VIDA URBANA
Parque do lixão não saiu do papel
Quase 9 anos após a desativação, o terreno que deveria ser área de preservação ambiental, permanece cercado de sujeira.
Publicado em 08/07/2012 às 16:00
Coberta por uma manta rosa, a pequena Raiana dormia enquanto era trazida, nos braços, pela mãe. Com apenas dois dias de vida, a menina chegava da maternidade e era levada, a passos lentos, para um casebre feito de papel e madeira. Nova moradora da área onde funcionava o antigo lixão do Róger, a criança é a prova viva de um projeto que não saiu totalmente do papel.
Desativado em 2003, o lixão do Róger deveria ter sido substituído por um parque, com a presença de árvores e outros tipos de vegetação. O terreno, que possui 17 hectares, teria que se transformar numa área de preservação ambiental, onde o verde cobrisse a cor escura deixada pelo lixo. No entanto, passados quase nove anos, a imagem do local ainda está longe de ser igual à de um parque.
Apesar de não receber mais lixo e ser cercado por um muro de quase três metros de altura, o terreno permanece cercado por sujeira. Mato, esgoto a céu aberto e insetos dividem o mesmo espaço com famílias carentes que voltaram a ocupar a área, após a desativação do lixão. Elas entraram na área por uma fenda, aberta no muro.
Já são mais de 50 casebres construídos, um ao lado do outro. Todos, sem nenhuma condição mínima de segurança.
Abastecidos por ligações clandestinas de água e de luz, os barracos foram feitos com lata, papelão, pedaços de tábua e outros materiais retirados do lixo. Precárias, as construções não impedem a entrada da água e as moradias são inundadas a cada período chuvoso.
Os moradores, desempregados, vivem exclusivamente de programas sociais, como o Bolsa Família, e da coleta de resíduo reciclável, que é feito nas ruas. “Ganho R$ 200 com a reciclagem.
A minha mulher recebe outros R$ 100 do Bolsa Família e assim a gente vai vivendo. Não dá para pagar aluguel, não”, lamenta Raimundo dos Santos, pai da pequena Raiana.
“Até para trazer a menina da maternidade, tive que arrumar dinheiro emprestado. Essa roupinha aí que ela 'tá' usando é a única que ela tem. É muito sofrimento”, desabafa.
Raiana é a sexta filha da dona de casa Maria das Graças da Silva e a quarta criança da família que nasceu após a mudança para o local do antigo lixão.

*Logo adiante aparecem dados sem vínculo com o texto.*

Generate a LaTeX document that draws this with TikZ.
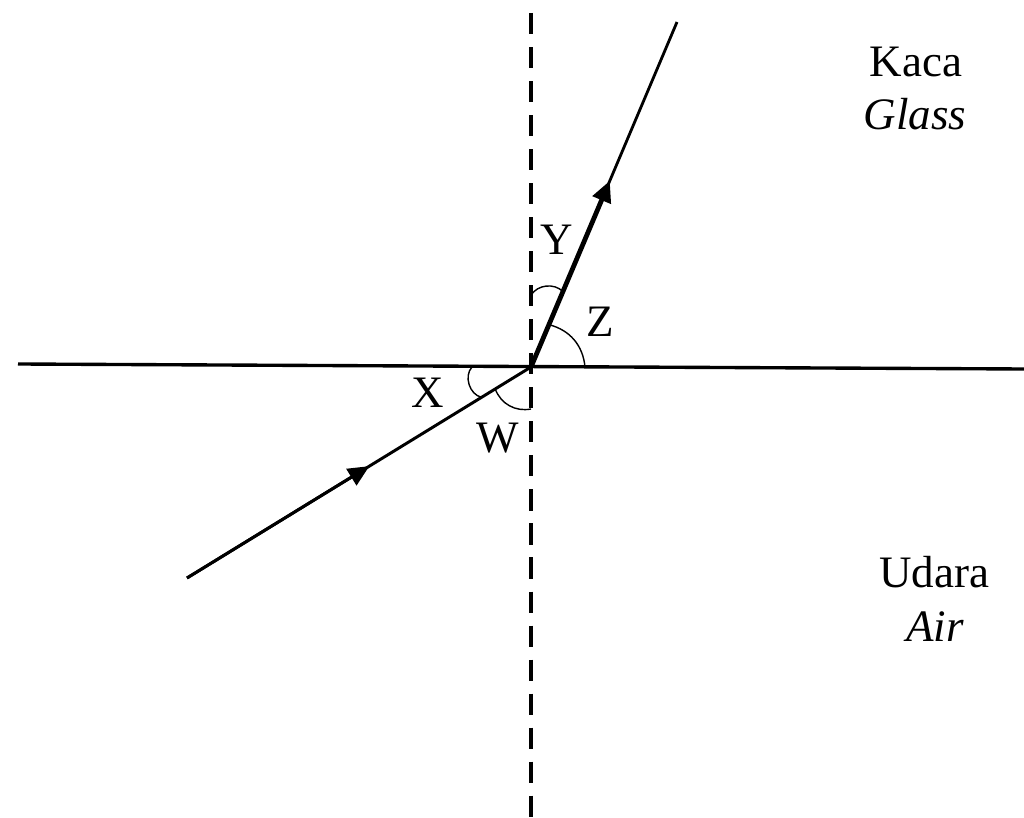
\documentclass[tikz,border=0pt]{standalone}
\usepackage{fontspec}
\setmainfont{Liberation Serif}
\usetikzlibrary{arrows.meta,calc}
\tikzset{
  ray/.style={line width=2.1pt},
  normalline/.style={line width=3.5pt, dash pattern=on 15pt off 9.2pt},
  angarc/.style={line width=1pt},
  lbl/.style={font=\fontsize{32}{38}\selectfont, inner sep=0pt},
  tip/.style={-{Triangle[length=15pt,width=13.5pt]}}
}
\begin{document}
\begin{tikzpicture}[x=0.025cm,y=0.025cm]
    \useasboundingbox (0,0) rectangle (1024,817);

    % Points
    \coordinate (O) at (531,450);
    \coordinate (N) at (531,804);
    \coordinate (S) at (531,0);
    \coordinate (L) at (18,453);
    \coordinate (R) at (1024,448);
    \coordinate (A) at (187,239);
    \coordinate (B) at (677,795);

    % Normal
    \draw[normalline] (N) -- (S);

    % Boundary
    \draw[line width=2.4pt] (L) -- (R);

    % Incident ray
    \draw[ray] (A) -- (O);
    \draw[ray,tip] (A) -- ($(A)!0.53!(O)$);

    % Refracted ray
    \draw[line width=2pt] (O) -- (B);
    \draw[line width=3.4pt,tip] (O) -- ($(O)!0.54!(B)$);

    % Angles
    \draw[angarc] ($(O)+(90:72)$) to[bend left=50] ($(O)+(67.1:82)$);
    \draw[angarc] ($(O)+(0:54)$) to[bend right=35] ($(O)+(67.1:46)$);
    \draw[angarc] ($(O)+(180:59)$) to[bend right=60] ($(O)+(211.5:58)$);
    \draw[angarc] ($(O)+(211.5:42)$) to[bend right=40] ($(O)+(270:42)$);

    % Angle labels
    \node[lbl] (y) at (556.5,577.5) {Y};
    \node[lbl] (z) at (600.5,495.5) {Z};
    \node[lbl] (x) at (428,424) {X};
    \node[lbl] (w) at (497.5,378.5) {W};

    % Media
    \node[lbl,anchor=base] (kaca) at (916,740) {Kaca};
    \node[lbl,anchor=base] (glass) at (915,687) {\itshape Glass};
    \node[lbl,anchor=base] (udara) at (934,230) {Udara};
    \node[lbl,anchor=base] (air) at (935,176) {\itshape Air};

\end{tikzpicture}
\end{document}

Com 29 anos, a jovem conta que veio morar no local há seis anos. Ao lado dela outras 100 pessoas, a maioria crianças, também habitam no ambiente e dividem o mesmo sofrimento. As crianças, descalças, são vítimas de doenças de pele. Muitas estão com feridas abertas nos pés e pernas. A única esperança de uma vida melhor vem da escola, para onde as crianças vão todos os dias, apesar das dificuldades.
“Para a gente, nada mudou. Ou melhor, acho que piorou. Quando existia o lixão aqui, pelo menos, a gente tinha o que catar e do que viver. Agora, nem isso existe mais. Temos que sair às ruas, coletando material reciclável para poder viver”, conta Lindinalva da Conceição, que tem 60 anos de idade e nunca trabalhou de carteira assinada. “Sempre vivi do que retirava do lixo”, afirma.